The firm's Tactical Select strategy takes a more active posture, blending fundamental thematic research with technical security selection. Valente outlined how the team layers macro themes—sector rotations, policy shifts, commodity cycles—atop quantitative screens that filter for momentum, liquidity, and relative strength. The goal is to adjust exposures dynamically as market regimes evolve, rather than maintaining static allocations across business cycles.
Stansberry also runs a dedicated gold strategy, positioned as a hedge against monetary uncertainty and currency debasement. Valente explained that the precious-metal allocation serves clients seeking non-correlated ballast during periods of fiscal stress or inflationary surprise. The strategy can be held as a standalone sleeve or integrated into broader multi-asset portfolios, depending on client risk tolerances and liquidity requirements.
Platform availability emerged as a practical consideration for advisers evaluating the firm's offerings. Stansberry's separately managed accounts are accessible through SmartX and Advizon, two turnkey asset-management platforms that provide model delivery, rebalancing infrastructure, and reporting for registered investment advisers and broker-dealers. Valente emphasised that the SMA structure enables customisation, transparency, and direct ownership of underlying securities—features that appeal to clients who want visibility into individual holdings and the ability to tailor portfolios around tax considerations or ethical screens.
The podcast discussion also touched on benchmarking challenges for the All-Weather strategy, given its multi-asset, low-correlation mandate. Traditional equity indices and bond aggregates fail to capture the strategy's objective of dampening volatility while generating positive real returns across varied market environments. Valente addressed scenarios in which the All-Weather approach is expected to outperform—specifically, periods of heightened dispersion, rising correlation among conventional asset classes, and regime shifts that punish static sixty-forty portfolios.

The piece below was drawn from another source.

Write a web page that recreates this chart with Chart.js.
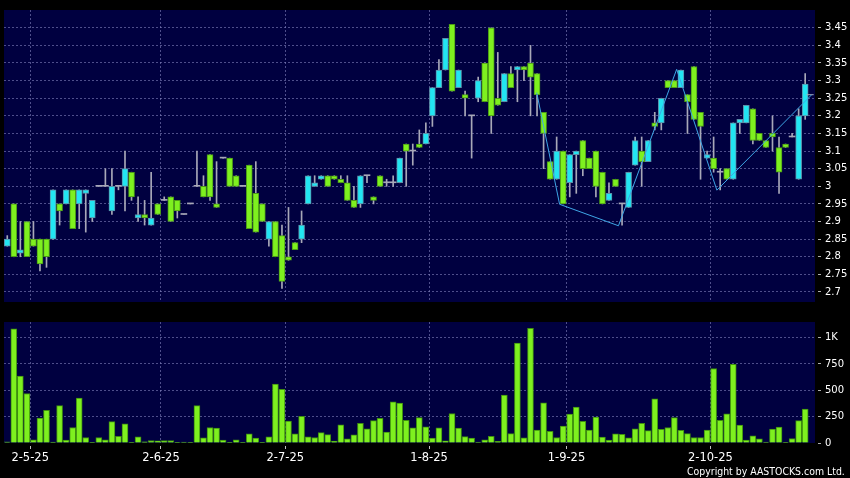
<!DOCTYPE html>
<html><head><meta charset="utf-8">
<script src="https://cdn.jsdelivr.net/npm/chart.js@4.4.1/dist/chart.umd.min.js"></script>
<style>
html,body{margin:0;padding:0;background:#000;width:850px;height:478px;overflow:hidden;}
#c1{position:absolute;left:0;top:0;}
#c2{position:absolute;left:0;top:312px;}
#copy{position:absolute;left:687px;top:466px;font-family:'DejaVu Sans';font-size:11px;line-height:11px;color:#fff;white-space:nowrap;transform:scaleX(0.852);transform-origin:0 0;}
</style></head><body>
<canvas id="c1" width="850" height="312"></canvas>
<canvas id="c2" width="850" height="166"></canvas>
<div id="copy">Copyright by AASTOCKS.com Ltd.</div>
<script>
const opens = [2.83,2.95,2.81,2.90,2.85,2.85,2.85,2.85,2.95,2.95,
2.99,2.95,2.98,2.91,3.00,3.00,2.93,3.00,3.00,3.04,
2.91,2.92,2.89,2.95,2.96,2.97,2.96,2.92,2.95,3.00,
3.00,3.09,2.95,3.08,3.08,3.03,3.00,3.06,2.98,2.95,
2.85,2.90,2.86,2.80,2.84,2.85,2.95,3.00,3.02,3.03,
3.03,3.02,3.01,2.96,2.95,3.03,2.97,3.03,3.01,3.01,
3.01,3.12,3.10,3.12,3.12,3.20,3.28,3.33,3.46,3.28,
3.26,3.20,3.25,3.35,3.45,3.25,3.24,3.32,3.33,3.34,
3.35,3.32,3.21,3.07,3.02,3.10,3.01,3.09,3.13,3.08,
3.10,3.04,2.96,3.02,2.95,2.94,3.06,3.10,3.07,3.18,
3.18,3.30,3.30,3.28,3.26,3.34,3.21,3.08,3.08,3.04,
3.05,3.02,3.18,3.18,3.22,3.15,3.13,3.15,3.11,3.12,
3.14,3.02,3.20];
const highs = [2.86,2.95,2.90,2.90,2.90,2.85,2.85,2.99,2.95,2.99,
2.99,2.99,2.99,2.96,3.00,3.05,3.05,3.00,3.10,3.04,
2.97,2.96,3.04,2.95,2.97,2.97,2.96,2.92,2.95,3.10,
3.03,3.09,3.07,3.08,3.08,3.03,3.00,3.06,3.07,2.95,
2.90,2.90,2.89,2.94,2.84,2.93,3.03,3.03,3.03,3.03,
3.03,3.03,3.03,3.00,3.03,3.03,2.97,3.03,3.02,3.03,
3.08,3.12,3.12,3.16,3.18,3.28,3.36,3.42,3.46,3.33,
3.27,3.20,3.31,3.35,3.45,3.38,3.32,3.34,3.34,3.34,
3.40,3.32,3.21,3.07,3.14,3.10,3.09,3.10,3.13,3.08,
3.10,3.04,3.01,3.02,2.95,3.04,3.14,3.14,3.13,3.21,
3.25,3.30,3.30,3.33,3.26,3.34,3.21,3.10,3.14,3.05,
3.05,3.18,3.19,3.23,3.22,3.15,3.13,3.20,3.14,3.12,
3.15,3.22,3.32];
const lows = [2.83,2.80,2.80,2.80,2.83,2.76,2.77,2.85,2.89,2.95,
2.88,2.88,2.87,2.90,3.00,3.00,2.92,2.99,2.93,2.96,
2.90,2.89,2.89,2.92,2.96,2.90,2.91,2.92,2.95,3.00,
2.97,2.96,2.94,3.08,3.00,3.00,3.00,2.88,2.87,2.90,
2.83,2.80,2.71,2.79,2.82,2.84,2.95,3.00,3.02,3.00,
3.02,3.01,2.96,2.94,2.94,3.01,2.95,3.00,3.00,3.00,
3.01,3.00,3.06,3.11,3.12,3.17,3.28,3.33,3.27,3.28,
3.20,3.08,3.24,3.24,3.15,3.23,3.24,3.28,3.24,3.30,
3.20,3.20,3.05,3.02,3.02,2.95,2.97,2.98,3.03,3.05,
2.97,2.95,2.96,3.00,2.89,2.94,3.06,3.00,3.07,3.16,
3.16,3.28,3.28,3.28,3.15,3.19,3.02,3.08,3.04,2.99,
3.02,3.02,3.15,3.18,3.12,3.13,3.11,3.10,2.98,3.11,
3.14,3.02,3.19];
const closes = [2.85,2.80,2.82,2.80,2.83,2.78,2.80,2.99,2.93,2.99,
2.88,2.99,2.99,2.96,3.00,3.00,3.00,3.00,3.05,2.97,
2.92,2.91,2.91,2.92,2.96,2.90,2.93,2.92,2.95,3.00,
2.97,2.97,2.94,3.08,3.00,3.00,3.00,2.88,2.87,2.90,
2.90,2.80,2.73,2.79,2.82,2.89,3.03,3.01,3.03,3.00,
3.02,3.01,2.96,2.94,3.03,3.03,2.96,3.00,3.01,3.01,
3.08,3.10,3.10,3.11,3.15,3.28,3.33,3.42,3.27,3.33,
3.25,3.20,3.30,3.24,3.20,3.23,3.32,3.28,3.34,3.33,
3.31,3.26,3.15,3.02,3.10,2.95,3.09,3.10,3.05,3.05,
3.00,2.95,2.98,3.00,2.95,3.04,3.13,3.07,3.13,3.17,
3.25,3.28,3.28,3.33,3.24,3.19,3.17,3.09,3.05,3.04,
3.02,3.18,3.19,3.23,3.13,3.13,3.11,3.14,3.04,3.11,
3.14,3.20,3.29];
const volumes = [10,1083,636,470,30,237,310,8,354,27,
147,427,52,3,52,30,203,64,181,2,
58,12,24,21,24,24,6,9,2,354,
49,147,141,27,2,30,2,86,46,2,
58,560,510,209,86,252,58,52,98,80,
18,172,40,77,187,135,212,234,104,390,
378,215,144,240,154,46,144,21,280,141,
61,46,9,30,64,15,455,89,947,49,
1089,123,381,110,52,160,274,341,206,123,
246,55,27,86,83,49,135,187,117,418,
129,147,240,120,89,52,52,123,707,215,
277,747,169,27,68,40,9,132,150,2,
43,212,323];
const monthPos = [3.5, 23.5, 42.5, 64.5, 85.5, 107.5];
const monthLabels = ['2-5-25','2-6-25','2-7-25','1-8-25','1-9-25','2-10-25'];
const priceTicks = [2.7,2.75,2.8,2.85,2.9,2.95,3.0,3.05,3.1,3.15,3.2,3.25,3.3,3.35,3.4,3.45];
const priceTickLabels = ['2.7','2.75','2.8','2.85','2.9','2.95','3','3.05','3.1','3.15','3.2','3.25','3.3','3.35','3.4','3.45'];
const volTicks = [0,250,500,750,1000];
const volTickLabels = ['0','250','500','750','1K'];
const zigzagX = [80.95, 84.45, 93.45, 102.35, 108.5, 123.0];
const zigzagY = [3.266, 2.949, 2.888, 3.332, 2.989, 3.26];
const lastPriceX = [122.2, 123.3];
const lastPrice = 3.26;

Chart.defaults.font.family = "'DejaVu Sans'";
Chart.defaults.color = '#ffffff';
const GRID = 'rgba(130,130,190,0.6)';
const UP = '#22e5f2', UP_B = '#5b8fa8', DN = '#7ef01f', DN_B = '#4b9a17', WICK = '#a8a8b8';
const plotBg = { id:'plotBg', beforeDraw(chart){ const {ctx, chartArea:a} = chart; ctx.save(); ctx.fillStyle='#000040'; ctx.fillRect(a.left,a.top,a.right-a.left,a.bottom-a.top); ctx.restore(); } };
const idx = opens.map((_, i) => i);
const kind = i => closes[i] > opens[i] ? 1 : (closes[i] < opens[i] ? -1 : 0);

new Chart(document.getElementById('c1'), {
  type: 'bar',
  data: { datasets: [
    { type:'line', data: zigzagX.map((x,k)=>({x, y: zigzagY[k]})), borderColor:'#3ea6e6', borderWidth:1, pointRadius:0, tension:0, order:0 },
    { type:'line', data: lastPriceX.map(x=>({x, y:lastPrice})), borderColor:WICK, borderWidth:1, pointRadius:0, order:0 },
    { data: idx.map(i=>({x:i, y:[opens[i], closes[i]]})), barThickness:6, minBarLength:1, grouped:false, borderSkipped:false,
      backgroundColor: c => { const k = kind(c.dataIndex); return k>0?UP:(k<0?DN:WICK); },
      borderColor: c => kind(c.dataIndex)>0?UP_B:DN_B,
      borderWidth: c => kind(c.dataIndex)===0?0:1, order:1 },
    { data: idx.map(i=>({x:i, y:[lows[i], highs[i]]})), barThickness:1, grouped:false, backgroundColor:WICK, borderWidth:0, order:2 }
  ]},
  options: {
    responsive:false, animation:false, events:[],
    plugins:{ legend:{display:false}, tooltip:{enabled:false} },
    layout:{ padding:{ left:4, top:5, right:0, bottom:6 } },
    scales:{
      x:{ type:'linear', min:-0.5, max:123.5, offset:false,
          grid:{ offset:false, color:GRID, drawTicks:false }, border:{ display:false, dash:[2,2] },
          ticks:{ display:false },
          afterBuildTicks: s => { s.ticks = monthPos.map(v=>({value:v})); },
          afterFit: s => { s.height = 0; } },
      y:{ position:'right', min:2.6716, max:3.5004,
          grid:{ color:GRID, tickLength:6, tickColor:'#b0b0b0', tickBorderDash:[0,3,3,0] }, border:{ display:false, dash:[2,2] },
          ticks:{ color:'#ffffff', padding:4, font:{size:10}, autoSkip:false, callback:(v,i)=>priceTickLabels[i] },
          afterBuildTicks: s => { s.ticks = priceTicks.map(v=>({value:v})); },
          afterFit: s => { s.width = 35; } }
    }
  },
  plugins:[plotBg]
});

new Chart(document.getElementById('c2'), {
  type: 'bar',
  data: { datasets: [
    { data: idx.map(i=>({x:i, y:volumes[i]})), barThickness:6, grouped:false, backgroundColor:DN, borderColor:'#3f8f10', borderWidth:1 }
  ]},
  options: {
    responsive:false, animation:false, events:[],
    plugins:{ legend:{display:false}, tooltip:{enabled:false} },
    layout:{ padding:{ left:4, top:7, right:0, bottom:0 } },
    scales:{
      x:{ type:'linear', min:-0.5, max:123.5, offset:false,
          grid:{ offset:false, color:GRID, tickLength:6, tickColor:'#c0c0c0', tickBorderDash:[0,3,3,0] }, border:{ display:false, dash:[2,2] },
          ticks:{ color:'#ffffff', padding:2, font:{size:11.5}, maxRotation:0, autoSkip:false, callback:(v,i)=>monthLabels[i] },
          afterBuildTicks: s => { s.ticks = monthPos.map(v=>({value:v})); },
          afterFit: s => { s.height = 35; } },
      y:{ position:'right', min:0, max:1148,
          grid:{ color: c => c.tick && c.tick.value === 0 ? 'rgba(0,0,0,0)' : GRID, tickLength:6, tickColor:'#b0b0b0', tickBorderDash:[0,3,3,0] }, border:{ display:false, dash:[2,2] },
          ticks:{ color:'#ffffff', padding:4, font:{size:10}, autoSkip:false, callback:(v,i)=>volTickLabels[i] },
          afterBuildTicks: s => { s.ticks = volTicks.map(v=>({value:v})); },
          afterFit: s => { s.width = 35; } }
    }
  },
  plugins:[plotBg]
});
</script>
</body></html>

Portfolio construction and allocation sizing were recurring themes. Valente discussed how advisers position the All-Weather strategy within client portfolios, noting that the sleeve often serves as a core holding for retirees seeking to reduce sequence-of-returns risk. Tactical Select, by contrast, appeals to clients willing to accept higher turnover and shorter holding periods in exchange for the potential to exploit short-term inefficiencies and thematic dislocations.
The conversation underscored Stansberry's focus on identifying market inefficiencies that arise from structural constraints, behavioural biases, and information asymmetries. Valente described the firm's research process, which combines quantitative screens with qualitative due diligence on corporate events, regulatory filings, and management incentives. The team's ability to scale operations while preserving research depth was presented as a competitive advantage, particularly as the firm navigates large inflows and expanding client mandates across its four-office footprint.